The five ways to wellbeing were one, because they are important and clear. Since we had five actors, it was natural to link each with one of those ideas. By now, the story was evolving in quite complex ways and it became clear that it needed to unfold in many scenes and places. That suggested it would be better as a film than a play. Funding would be needed, and other artists to help us make it. In the meantime, we worked on a storyboard in a series of still photos, with a simple explanatory script. But not everyone is comfortable with reading, so improvisation and rehearsal were our main tools.

As the process evolved, other people came in to help with the things we couldn’t do ourselves. Mostly, they were friends of The Lawnmowers, part of the family of people who like working together that every artistic company gathers over time. Joel Cooper spent a day with us, imagining a visual representation for the Elvis/Paul King character who shows the characters the five ways to wellbeing.

Ali Campbell worked with the cast to rewrite Elvis’ songs with music from Archie Brown and Bryan Dixon. When we decided that the play would work better as a film we turned to Bryan again and he filmed and edited it with Kristen Gibson. There are guest appearances by eight other performers, who mostly play people with similar roles to those they have in life. And around it all were all the other Lawnmowers members, staff and supporters, led by CEO, Dawn Redhead. The film, like all the best community art, belongs to everyone and no one. It is the singular creation of those who see a possibility into which they choose to invest their creativity.

In His Dark Materials, Philip Pullman has created a fable about the loss of innocence and its compensation by experience. As a child, Lyra reads the magical truth-telling alethiometer instinctively, but the insights she can feel (but not explain) leave her when she reaches adolescence. She must learn how to read it all over again, with an adult’s hard-earned skills and knowledge that are the only way back to the creative imagination she once used so freely.

There was a time when I made community art with the innocent fearlessness that enables Lyra to interpret the alethiometer. When I recall some of the work I did then, I’m embarrassed by its naivety and I shudder at the precipices past which I walked unawares. There were nerves, and from them came energy and the electric commitment that makes you give your best. But I understood very little of what I was doing.
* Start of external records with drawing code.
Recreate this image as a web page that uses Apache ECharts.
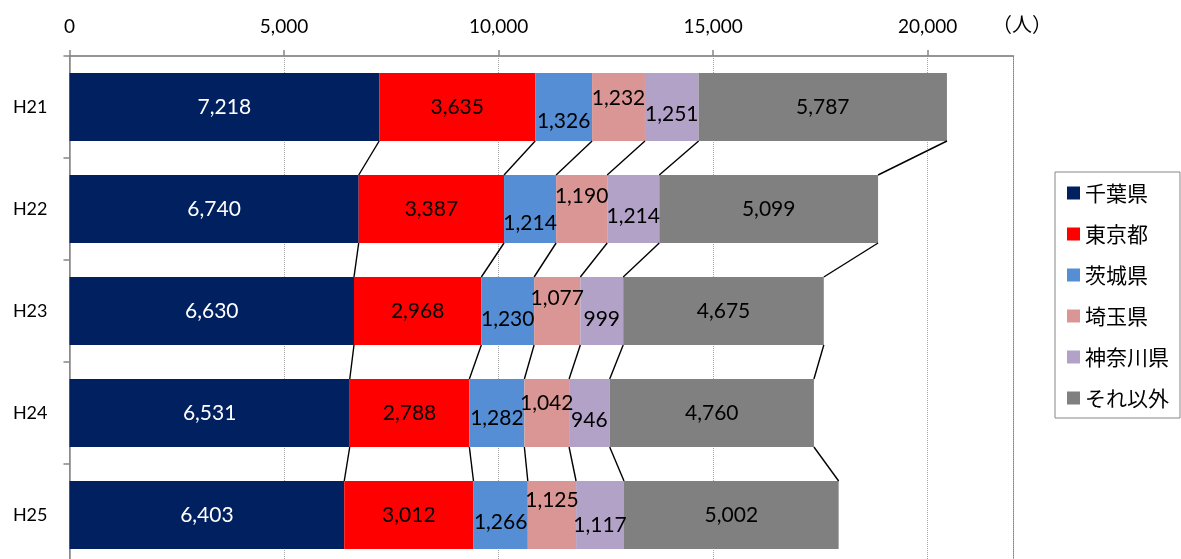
<!DOCTYPE html>
<html>
<head>
<meta charset="utf-8">
<script src="https://cdn.jsdelivr.net/npm/echarts@6/dist/echarts.min.js"></script>
<style>
  html, body { margin: 0; padding: 0; background: #fff; overflow: hidden; }
  /* the plot runs a little past the bottom edge of the view */
  #chart { width: 1181px; height: 572px; }
</style>
</head>
<body>
<div id="chart"></div>
<script>
// Fiscal years (Heisei) shown top to bottom
const years = ['H21', 'H22', 'H23', 'H24', 'H25'];

// Number of people by prefecture of residence
const seriesNames = ['千葉県', '東京都', '茨城県', '埼玉県', '神奈川県', 'それ以外'];
const chiba    = [7218, 6740, 6630, 6531, 6403];
const tokyo    = [3635, 3387, 2968, 2788, 3012];
const ibaraki  = [1326, 1214, 1230, 1282, 1266];
const saitama  = [1232, 1190, 1077, 1042, 1125];
const kanagawa = [1251, 1214,  999,  946, 1117];
const others   = [5787, 5099, 4675, 4760, 5002];

// Value axis ticks
const xTicks = { min: 0, max: 22000, interval: 5000 };
const unitLabel = '（人）';

// Styling kept apart from the numbers
const colors = ['#002060', '#FF0000', '#558ED5', '#D99694', '#B3A2C7', '#808080'];
const labelColors = ['#ffffff', '#000000', '#000000', '#000000', '#000000', '#000000'];
// vertical nudges of the small segment labels so they do not collide
const labelNudge = [
  [0, 0, 0, 0, 0],
  [0, 0, 0, 0, 0],
  [14, 14, 8, 5, 7],
  [-9, -13, -13, -10, -15],
  [7, 7, 8, 7, 10],
  [0, 0, 0, 0, 0]
];
const BAR_GAP = 1 / 3;

const values = [chiba, tokyo, ibaraki, saitama, kanagawa, others];

function fmt(n) {
  return String(n).replace(/\B(?=(\d{3})+(?!\d))/g, ',');
}

// running totals: cum[year][k] = right edge of segment k
const cum = years.map(function (_, i) {
  let s = 0;
  return values.map(function (arr) { s += arr[i]; return s; });
});

const NUM_FONT = 'Lato, "Open Sans", sans-serif';
const JP_FONT = '"Noto Sans CJK JP", "Noto Sans", sans-serif';

const barSeries = seriesNames.map(function (name, k) {
  return {
    name: name,
    type: 'bar',
    stack: 'total',
    barCategoryGap: (BAR_GAP * 100) + '%',
    itemStyle: { color: colors[k] },
    label: {
      show: true,
      position: 'inside',
      color: labelColors[k],
      fontFamily: NUM_FONT,
      fontSize: 21,
      formatter: function (p) { return fmt(p.value); }
    },
    data: values[k].map(function (v, i) {
      return { value: v, label: { offset: [0, labelNudge[k][i]] } };
    })
  };
});

// series lines joining the segment edges of consecutive bars
const connectorSeries = {
  type: 'custom',
  silent: true,
  z: 3,
  encode: { x: 0, y: 1 },
  data: years.slice(0, -1).map(function (_, i) { return [0, i]; }),
  renderItem: function (params, api) {
    const i = api.value(1);
    const band = api.size([0, 1])[1];
    const half = band * (1 - BAR_GAP) / 2;
    const children = [];
    for (let k = 0; k < seriesNames.length; k++) {
      const a = api.coord([cum[i][k], i]);
      const b = api.coord([cum[i + 1][k], i + 1]);
      children.push({
        type: 'line',
        shape: { x1: a[0], y1: a[1] + half, x2: b[0], y2: b[1] - half },
        style: { stroke: '#000', lineWidth: 1.4 }
      });
    }
    return { type: 'group', children: children };
  }
};

const chart = echarts.init(document.getElementById('chart'), null, { renderer: 'canvas' });

chart.setOption({
  animation: false,
  backgroundColor: '#ffffff',
  grid: {
    left: 69.5,
    top: 56,
    width: 944,
    height: 510,
    show: true,
    borderColor: '#868686',
    borderWidth: 1,
    backgroundColor: 'transparent'
  },
  xAxis: {
    type: 'value',
    position: 'top',
    min: xTicks.min,
    max: xTicks.max,
    interval: xTicks.interval,
    axisLine: { show: true, lineStyle: { color: '#868686', width: 1.5 } },
    axisTick: { show: true, inside: false, length: 6, lineStyle: { color: '#868686', width: 1.5 } },
    axisLabel: {
      margin: 20,
      showMaxLabel: false,
      color: '#000',
      fontFamily: NUM_FONT,
      fontSize: 19,
      formatter: function (v) { return v === xTicks.max ? '' : fmt(v); }
    },
    splitLine: { show: true, lineStyle: { color: '#a6a6a6', width: 1, type: [1, 1] } }
  },
  yAxis: {
    type: 'category',
    inverse: true,
    data: years,
    axisLine: { show: true, lineStyle: { color: '#868686', width: 1.5 } },
    axisTick: { show: true, inside: false, length: 6, alignWithLabel: false, lineStyle: { color: '#868686', width: 1.5 } },
    axisLabel: { margin: 22, color: '#000', fontFamily: NUM_FONT, fontSize: 18 },
    splitLine: { show: false }
  },
  legend: {
    orient: 'vertical',
    left: 1055,
    top: 172,
    data: seriesNames,
    icon: 'rect',
    itemWidth: 13,
    itemHeight: 13,
    itemGap: 19,
    padding: [10, 11, 9, 12],
    borderColor: '#868686',
    borderWidth: 1,
    selectedMode: false,
    textStyle: { color: '#000', fontFamily: JP_FONT, fontSize: 21, lineHeight: 22 }
  },
  graphic: [{
    type: 'text',
    left: 992,
    top: 14,
    style: { text: unitLabel, fill: '#000', font: '20px ' + JP_FONT }
  }],
  series: barSeries.concat([connectorSeries])
});
</script>
</body>
</html>
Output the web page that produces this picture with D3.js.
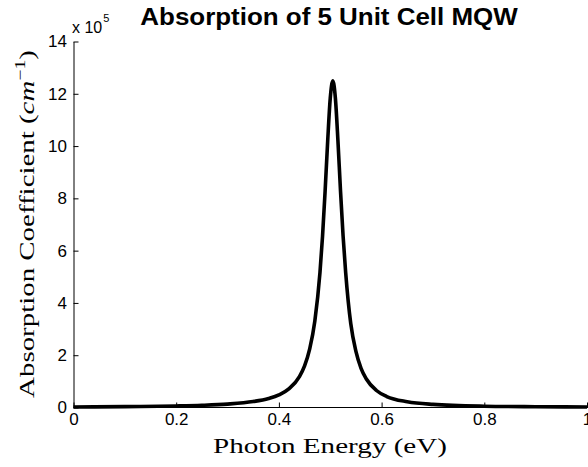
<!DOCTYPE html>
<html>
<head>
<meta charset="utf-8">
<script src="https://cdn.jsdelivr.net/npm/d3@7"></script>
<style>
  html, body { margin: 0; padding: 0; background: #fff; }
  svg { display: block; }
</style>
</head>
<body>
<svg id="chart" width="588" height="467"></svg>
<script>
// Photon energy (eV) and absorption coefficient (units of 1e5 cm^-1)
const energy = [0, 0.1, 0.2, 0.25, 0.3, 0.35, 0.38, 0.4, 0.42, 0.44, 0.45, 0.46, 0.47, 0.48, 0.485, 0.49, 0.495, 0.5, 0.505,
                0.51, 0.515, 0.52, 0.525, 0.53, 0.54, 0.55, 0.56, 0.57, 0.59, 0.61, 0.65, 0.7, 0.8, 0.9, 1.0];
const absorption = [0.02, 0.034, 0.059, 0.084, 0.13, 0.227, 0.345, 0.48, 0.72, 1.18, 1.59, 2.24, 3.31, 5.17, 6.56, 8.28, 10.19, 11.83, 12.5,
                    11.83, 10.19, 8.28, 6.56, 5.17, 3.2, 2.15, 1.5, 1.1, 0.65, 0.42, 0.22, 0.12, 0.05, 0.03, 0.02];
const xTicks = [0, 0.2, 0.4, 0.6, 0.8, 1];
const yTicks = [0, 2, 4, 6, 8, 10, 12, 14];

const svg = d3.select("#chart");
const m = { left: 73.5, right: 587, top: 41.5, bottom: 407.5 };

const x = d3.scaleLinear().domain([0, 1]).range([m.left, m.right]);
const y = d3.scaleLinear().domain([0, 14]).range([m.bottom, m.top]);

const sans = "'Liberation Sans', Arial, Helvetica, sans-serif";
const serif = "'Liberation Serif', 'Times New Roman', serif";

// horizontal stretch factor so a text group spans the target width
function fitWidth(g, target) {
  const w = g.node().getBBox().width;
  return target / w;
}

// curve
const line = d3.line().x((d, i) => x(energy[i])).y(d => y(d)).curve(d3.curveMonotoneX);
svg.append("path")
  .datum(absorption)
  .attr("d", line)
  .attr("fill", "none")
  .attr("stroke", "#000")
  .attr("stroke-width", 3.6)
  .attr("stroke-linejoin", "round");

// x axis (ticks point inward)
const xAxis = d3.axisBottom(x).tickValues(xTicks).tickSizeInner(-5).tickSizeOuter(0)
  .tickFormat(d => d === 0 ? "0" : d === 1 ? "1" : d3.format(".1f")(d));
const gx = svg.append("g").attr("transform", `translate(0,${m.bottom})`).call(xAxis);
gx.select(".domain").attr("stroke", "#000").attr("stroke-width", 1).attr("d", `M${m.left},0H588`);
gx.selectAll(".tick line").attr("stroke", "#000");
gx.selectAll(".tick text").attr("font-family", sans).attr("font-size", 17).attr("fill", "#000").attr("dy", null).attr("y", 17.5);

// y axis
const yAxis = d3.axisLeft(y).tickValues(yTicks).tickSizeInner(-5).tickSizeOuter(0).tickFormat(d3.format("d"));
const gy = svg.append("g").attr("transform", `translate(${m.left},0)`).call(yAxis);
gy.select(".domain").attr("stroke", "#000").attr("stroke-width", 1);
gy.selectAll(".tick line").attr("stroke", "#000");
gy.selectAll(".tick text").attr("font-family", sans).attr("font-size", 17).attr("fill", "#000").attr("x", -6.5);

// exponent marker
const expo = svg.append("text").attr("x", 72).attr("y", 33).attr("font-family", sans).attr("font-size", 16).attr("fill", "#000");
expo.append("tspan").text("x 10");
expo.append("tspan").attr("font-size", 11).attr("dx", 1).attr("dy", -11).text("5");

// title
const title = svg.append("g").attr("transform", "translate(329,25)");
const tt = title.append("text").attr("text-anchor", "middle").attr("font-family", sans)
  .attr("font-weight", "bold").attr("font-size", 23).attr("fill", "#000")
  .text("Absorption of 5 Unit Cell MQW");
tt.attr("transform", `scale(${fitWidth(title, 378)},1)`);

// x label
const xl = svg.append("g").attr("transform", "translate(330,453)");
xl.append("text").attr("text-anchor", "middle").attr("font-family", serif).attr("font-size", 22).attr("fill", "#000")
  .text("Photon Energy (eV)");
xl.select("text").attr("transform", `scale(${fitWidth(xl, 234)},1)`);

// y label
const yl = svg.append("g").attr("transform", "translate(34,224) rotate(-90)");
const ylt = yl.append("text").attr("text-anchor", "middle").attr("font-family", serif).attr("font-size", 22).attr("fill", "#000");
ylt.append("tspan").text("Absorption Coefficient (");
ylt.append("tspan").attr("font-style", "italic").text("cm");
ylt.append("tspan").attr("font-size", 15).attr("dy", -9).text("\u22121");
ylt.append("tspan").attr("dy", 9).text(")");
ylt.attr("transform", `scale(${fitWidth(yl, 348)},1)`);
</script>
</body>
</html>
That innocence – for which I’ll always be grateful – has been replaced by experience. I know a lot more, which is also a way of saying that I know better how little I do know. I know where some of the precipices are and, more importantly, I know that I don’t know where others might be, only that they exist. And I still have nerves. My early sessions with Debbie, Andrew, George, Nick and Andy were often uncomfortable for me, because I felt a weight of expectation. I felt had to use a subtle knife to feel for the opening that would allow us to pass into another world, one of the imagination.

The difference is that I have learned to trust the process. I have done this often enough – and in so many different contexts and ways – that I know the process will not let me down. I don’t need to know where I’m going or even what I’m doing, I need only to accept that something will happen. If I force it, the blade will shatter. This has never been about cutting an opening: it’s about feeling for one that is already there, that is ready to let you through, if you can find it. So I live with the nerves. In fact, I’ve come to believe that one of the key roles of a good community artist is to hold a group’s anxieties about the work, so that they are free to give their imaginations and creativity free rein. The task is to reassure people who may not have made art before that something will happen, and that they’ll be pleased and rewarded by it. That reassurance opens a space for them to create. I can hold that anxiety because, after all these years, I trust the process. It has never let me down.

Discovering what will happen, trusting it to happen instead of forcing it, is a deep pleasure. And the film we didn’t know we were going to make is one more demonstration of the magic of community art.